» **Material**:
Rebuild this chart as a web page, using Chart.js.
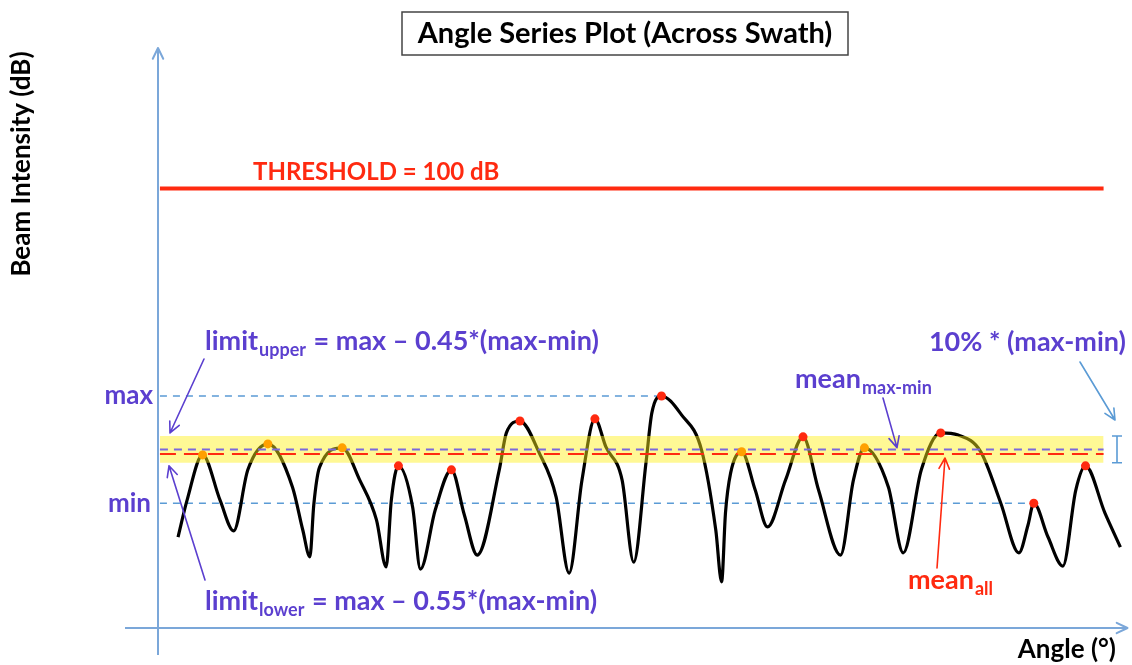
<!DOCTYPE html>
<html>
<head>
<meta charset="utf-8">
<script src="https://cdn.jsdelivr.net/npm/chart.js@4"></script>
<style>
  html, body { margin: 0; padding: 0; background: #fff; }
  #wrap { width: 1132px; height: 665px; }
</style>
</head>
<body>
<div id="wrap"><canvas id="beam" width="1132" height="665"></canvas></div>
<script>
// beam intensity across the swath: angle (deg) and intensity (dB)
var angleDeg = [-71.9, -70.5, -68.1, -65.4, -63.3, -61.1, -58.0, -54.2, -52.6, -51.5,
  -50.9, -50.0, -46.5, -43.8, -41.2, -39.7, -38.9, -37.8, -35.6, -34.4,
  -32.1, -29.6, -27.6, -25.6, -22.2, -21.1, -19.0, -16.0, -13.4, -11.4,
  -9.4, -7.4, -5.7, -3.2, -1.4, 0.5, 1.4, 2.9, 6.0, 9.1,
  11.3, 12.2, 12.8, 13.6, 15.3, 17.4, 19.3, 22.1, 24.8, 27.2,
  30.6, 32.6, 34.3, 38.0, 40.3, 43.1, 46.1, 48.8, 52.3, 55.4,
  58.2, 59.6, 60.5, 62.7, 65.0, 67.0, 68.5, 71.5, 73.9];
var intensityDb = [20.7, 29.1, 39.4, 29.1, 22.1, 36.0, 41.9, 32.1, 22.3, 16.2,
  28.0, 36.6, 41.0, 33.7, 24.6, 13.9, 29.1, 36.9, 27.5, 13.4,
  26.9, 36.0, 25.7, 16.6, 36.0, 44.4, 47.1, 39.8, 29.8, 12.5,
  33.7, 47.6, 41.2, 33.7, 15.0, 37.6, 48.9, 52.8, 48.5, 40.5,
  22.3, 10.5, 26.2, 35.3, 40.1, 31.4, 23.0, 33.7, 43.5, 31.4,
  16.6, 33.7, 41.0, 32.1, 17.1, 36.0, 44.4, 43.9, 40.1, 28.4,
  17.1, 23.4, 28.4, 20.7, 14.1, 31.4, 36.9, 26.2, 18.4];

// picked peaks (index into the series) and their dot colour
var peakIdx = [2, 6, 12, 17, 21, 26, 31, 37, 44, 48, 52, 56, 62, 66];
var peakCol = ['#ffa000', '#ffa000', '#ffa000', '#ff2a10', '#ff2a10', '#ff2a10', '#ff2a10',
  '#ff2a10', '#ffa000', '#ff2a10', '#ffa000', '#ff2a10', '#ff2a10', '#ff2a10'];

var threshold = 100;
var peakMax = 52.8, peakMin = 28.4, peakMaxAngle = 2.9, peakMinAngle = 60.5;
var meanMaxMin = 40.6, meanAll = 39.6;
var bandTop = 43.7, bandBottom = 37.6;
var lineStart = -74.7, lineEnd = 71.3;

var PURPLE = '#5b3fcf', RED = '#ff2a10', AXIS = '#7ba7d9';
var FONT = 'Lato, "Open Sans", sans-serif';

function hline(y, x0, x1) {
  return [{x: x0, y: y}, {x: x1, y: y}];
}

var curve = angleDeg.map(function (a, i) { return {x: a, y: intensityDb[i]}; });
var peaks = peakIdx.map(function (i) { return {x: angleDeg[i], y: intensityDb[i]}; });

function arrow(ctx, x1, y1, x2, y2, color, w) {
  var a = Math.atan2(y2 - y1, x2 - x1), h = 12;
  ctx.save();
  ctx.strokeStyle = color;
  ctx.lineWidth = w || 1.6;
  ctx.lineCap = 'round';
  ctx.lineJoin = 'round';
  ctx.beginPath();
  ctx.moveTo(x1, y1);
  ctx.lineTo(x2, y2);
  ctx.moveTo(x2 - h * Math.cos(a - 0.45), y2 - h * Math.sin(a - 0.45));
  ctx.lineTo(x2, y2);
  ctx.lineTo(x2 - h * Math.cos(a + 0.45), y2 - h * Math.sin(a + 0.45));
  ctx.stroke();
  ctx.restore();
}

// main text with a subscript, then the rest of the line
function subText(ctx, x, y, main, sub, rest, color, size, align) {
  var big = 'bold ' + size + 'px ' + FONT, small = 'bold ' + Math.round(size * 0.66) + 'px ' + FONT;
  ctx.save();
  ctx.fillStyle = color;
  ctx.textBaseline = 'middle';
  ctx.textAlign = 'left';
  ctx.font = big;
  var w1 = ctx.measureText(main).width;
  var w3 = rest ? ctx.measureText(rest).width : 0;
  ctx.font = small;
  var w2 = ctx.measureText(sub).width;
  if (align === 'right') x -= w1 + w2 + w3;
  ctx.font = big;
  ctx.fillText(main, x, y);
  ctx.font = small;
  ctx.fillText(sub, x + w1 + 1, y + size * 0.34);
  if (rest) {
    ctx.font = big;
    ctx.fillText(rest, x + w1 + w2 + 2, y);
  }
  ctx.restore();
}

function text(ctx, s, x, y, color, size, align) {
  ctx.save();
  ctx.fillStyle = color;
  ctx.font = 'bold ' + size + 'px ' + FONT;
  ctx.textAlign = align || 'left';
  ctx.textBaseline = 'middle';
  ctx.fillText(s, x, y);
  ctx.restore();
}

var sketch = {
  id: 'sketch',
  beforeDatasetsDraw: function (chart) {
    var ctx = chart.ctx, a = chart.chartArea;
    ctx.save();
    ctx.strokeStyle = AXIS;
    ctx.lineWidth = 2;
    ctx.beginPath();
    ctx.moveTo(a.left, 655);
    ctx.lineTo(a.left, a.top);
    ctx.moveTo(125, a.bottom);
    ctx.lineTo(a.right, a.bottom);
    ctx.stroke();
    ctx.restore();
    arrow(ctx, a.left, a.top + 12, a.left, a.top, AXIS, 2);
    arrow(ctx, a.right - 12, a.bottom, a.right, a.bottom, AXIS, 2);
  },
  afterDraw: function (chart) {
    var ctx = chart.ctx, ys = chart.scales.y;
    var yMax = ys.getPixelForValue(peakMax), yMin = ys.getPixelForValue(peakMin);
    var yTop = ys.getPixelForValue(bandTop), yBot = ys.getPixelForValue(bandBottom);
    var yMid = ys.getPixelForValue(meanMaxMin), yAll = ys.getPixelForValue(meanAll);

    // title box
    ctx.save();
    ctx.fillStyle = '#fff';
    ctx.strokeStyle = '#444';
    ctx.lineWidth = 1.5;
    ctx.fillRect(402, 12, 446, 43);
    ctx.strokeRect(402, 12, 446, 43);
    ctx.restore();
    text(ctx, 'Angle Series Plot (Across Swath)', 625, 34, '#000', 29, 'center');

    text(ctx, 'THRESHOLD = 100 dB', 253, ys.getPixelForValue(threshold) - 16, RED, 24);
    text(ctx, 'max', 153, yMax, PURPLE, 26, 'right');
    text(ctx, 'min', 151, yMin, PURPLE, 26, 'right');

    subText(ctx, 205, 341, 'limit', 'upper', ' = max \u2013 0.45*(max-min)', PURPLE, 27);
    subText(ctx, 205, 601, 'limit', 'lower', ' = max \u2013 0.55*(max-min)', PURPLE, 27);
    text(ctx, '10% * (max-min)', 1126, 342, PURPLE, 27, 'right');
    subText(ctx, 795, 379, 'mean', 'max-min', '', PURPLE, 27);
    subText(ctx, 908, 580, 'mean', 'all', '', RED, 27);

    arrow(ctx, 204, 359, 170, yTop - 3, PURPLE, 1.6);
    arrow(ctx, 205, 580, 169, yBot + 3, PURPLE, 1.6);
    arrow(ctx, 883, 398, 897, yMid - 2, PURPLE, 1.6);
    arrow(ctx, 937, 568, 945, yAll + 4, RED, 1.6);
    arrow(ctx, 1080, 362, 1115, 420, '#5b9bd5', 1.6);

    // 10% bracket
    ctx.save();
    ctx.strokeStyle = '#5b9bd5';
    ctx.lineWidth = 1.6;
    ctx.beginPath();
    ctx.moveTo(1117, yTop); ctx.lineTo(1117, yBot);
    ctx.moveTo(1112, yTop); ctx.lineTo(1122, yTop);
    ctx.moveTo(1112, yBot); ctx.lineTo(1122, yBot);
    ctx.stroke();
    ctx.restore();

    // axis titles
    ctx.save();
    ctx.translate(22, 164);
    ctx.rotate(-Math.PI / 2);
    text(ctx, 'Beam Intensity (dB)', 0, 0, '#000', 26, 'center');
    ctx.restore();
    text(ctx, 'Angle (\u00b0)', 1116, 650, '#000', 26, 'right');
  }
};

new Chart(document.getElementById('beam'), {
  type: 'line',
  data: {
    datasets: [
      {
        data: hline(threshold, lineStart, lineEnd),
        borderColor: RED, borderWidth: 4, pointRadius: 0, order: 7
      },
      {
        data: hline(peakMax, lineStart, peakMaxAngle),
        borderColor: '#5b9bd5', borderWidth: 1.5, borderDash: [7, 6], pointRadius: 0, order: 6
      },
      {
        data: hline(peakMin, lineStart, peakMinAngle),
        borderColor: '#5b9bd5', borderWidth: 1.5, borderDash: [7, 6], pointRadius: 0, order: 6
      },
      {
        data: curve,
        borderColor: '#000', borderWidth: 3.2, pointRadius: 0,
        cubicInterpolationMode: 'monotone', order: 5
      },
      {
        data: hline(bandTop, lineStart, lineEnd),
        borderWidth: 0, pointRadius: 0, fill: '+1',
        backgroundColor: 'rgba(255, 240, 20, 0.45)', order: 4
      },
      {
        data: hline(bandBottom, lineStart, lineEnd),
        borderWidth: 0, pointRadius: 0, order: 4
      },
      {
        data: hline(meanMaxMin, lineStart, lineEnd),
        borderColor: '#7b68dc', borderWidth: 2, borderDash: [8, 6], pointRadius: 0, order: 3
      },
      {
        data: hline(meanAll, lineStart, lineEnd),
        borderColor: RED, borderWidth: 2, borderDash: [16, 8], pointRadius: 0, order: 3
      },
      {
        data: peaks, showLine: false, pointRadius: 4.5, pointBorderWidth: 0,
        pointBackgroundColor: peakCol, order: 1
      }
    ]
  },
  options: {
    responsive: false,
    animation: false,
    layout: { padding: { left: 158, right: 2, top: 48, bottom: 37 } },
    scales: {
      x: { type: 'linear', min: -75, max: 75, display: false },
      y: { min: 0, max: 132, display: false }
    },
    plugins: {
      legend: { display: false },
      tooltip: { enabled: false },
      filler: { propagate: false }
    }
  },
  plugins: [sketch]
});
</script>
</body>
</html>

» **Problem statement**: Starting at the top of the listing above, please restate word for word each line up to and including the one that holds "17.1, 23.4, 28.4, 20.7, 14.1, 31.4, 36.9, 26.2, 18.4];", omitting every image.

» **Correct answer**:
Rebuild this chart as a web page, using Chart.js.
<!DOCTYPE html>
<html>
<head>
<meta charset="utf-8">
<script src="https://cdn.jsdelivr.net/npm/chart.js@4"></script>
<style>
  html, body { margin: 0; padding: 0; background: #fff; }
  #wrap { width: 1132px; height: 665px; }
</style>
</head>
<body>
<div id="wrap"><canvas id="beam" width="1132" height="665"></canvas></div>
<script>
// beam intensity across the swath: angle (deg) and intensity (dB)
var angleDeg = [-71.9, -70.5, -68.1, -65.4, -63.3, -61.1, -58.0, -54.2, -52.6, -51.5,
  -50.9, -50.0, -46.5, -43.8, -41.2, -39.7, -38.9, -37.8, -35.6, -34.4,
  -32.1, -29.6, -27.6, -25.6, -22.2, -21.1, -19.0, -16.0, -13.4, -11.4,
  -9.4, -7.4, -5.7, -3.2, -1.4, 0.5, 1.4, 2.9, 6.0, 9.1,
  11.3, 12.2, 12.8, 13.6, 15.3, 17.4, 19.3, 22.1, 24.8, 27.2,
  30.6, 32.6, 34.3, 38.0, 40.3, 43.1, 46.1, 48.8, 52.3, 55.4,
  58.2, 59.6, 60.5, 62.7, 65.0, 67.0, 68.5, 71.5, 73.9];
var intensityDb = [20.7, 29.1, 39.4, 29.1, 22.1, 36.0, 41.9, 32.1, 22.3, 16.2,
  28.0, 36.6, 41.0, 33.7, 24.6, 13.9, 29.1, 36.9, 27.5, 13.4,
  26.9, 36.0, 25.7, 16.6, 36.0, 44.4, 47.1, 39.8, 29.8, 12.5,
  33.7, 47.6, 41.2, 33.7, 15.0, 37.6, 48.9, 52.8, 48.5, 40.5,
  22.3, 10.5, 26.2, 35.3, 40.1, 31.4, 23.0, 33.7, 43.5, 31.4,
  16.6, 33.7, 41.0, 32.1, 17.1, 36.0, 44.4, 43.9, 40.1, 28.4,
  17.1, 23.4, 28.4, 20.7, 14.1, 31.4, 36.9, 26.2, 18.4];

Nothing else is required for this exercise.